Tuesday, April 12, 2011

The Bus

I ride the #4 bus now. I haven't ridden a city bus in the US for over 25 years, and now I have a bus. It's the 4. It picks me up two blocks from home, and after 45 minutes it lets me off 10 blocks from work. Or vice versa. That doesn't sound like a good ad for public transportation, and I still get driven to work by the love of my life most days, but I like the 4. It makes me feel like I live in a more diverse city than I do live in.

Today, about a mile into the ride, a whole class of 7-year-olds from Boise-Eliot school got on at one stop, with what looked like 2 adults. This made me smile. They were noisy and well behaved. Except for one of their supervisors who kept yelling at them to stop talking: "ZERO TALKING." "How much talking did I say? ZERO." She did eventually almost succeed in silencing them. I liked the chatter better.

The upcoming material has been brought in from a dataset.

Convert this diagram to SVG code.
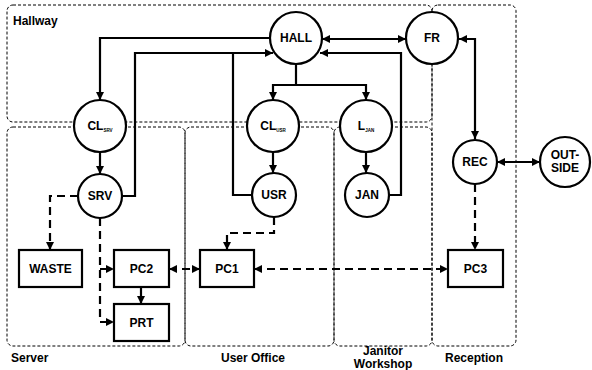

My husband goes to Dallas every Friday to cut the grass, work on the house we are about to put on the market, and play volleyball late into the evening with his friends. He drops me off at work and I go home on the 4. I do what everyone else does, find a seat, pull out my faux-pod (a cheap Sansa MP3 player my kids found me on one of those websites where you have 24 hours to decide) or my book, and leave the driving to a very nice man or woman who is, I hope, paid well to put up with us all. I watch people of every color, age, and capability get on and off. I watch Portland go by. I pull the string. I walk the two blocks home. I feel kind of like I live here.

1 comment:

  1. Riding a municipal bus really does a lot to make you feel like you're part of a city ... perhaps even more so than walking! It's a very different experience from driving somewhere.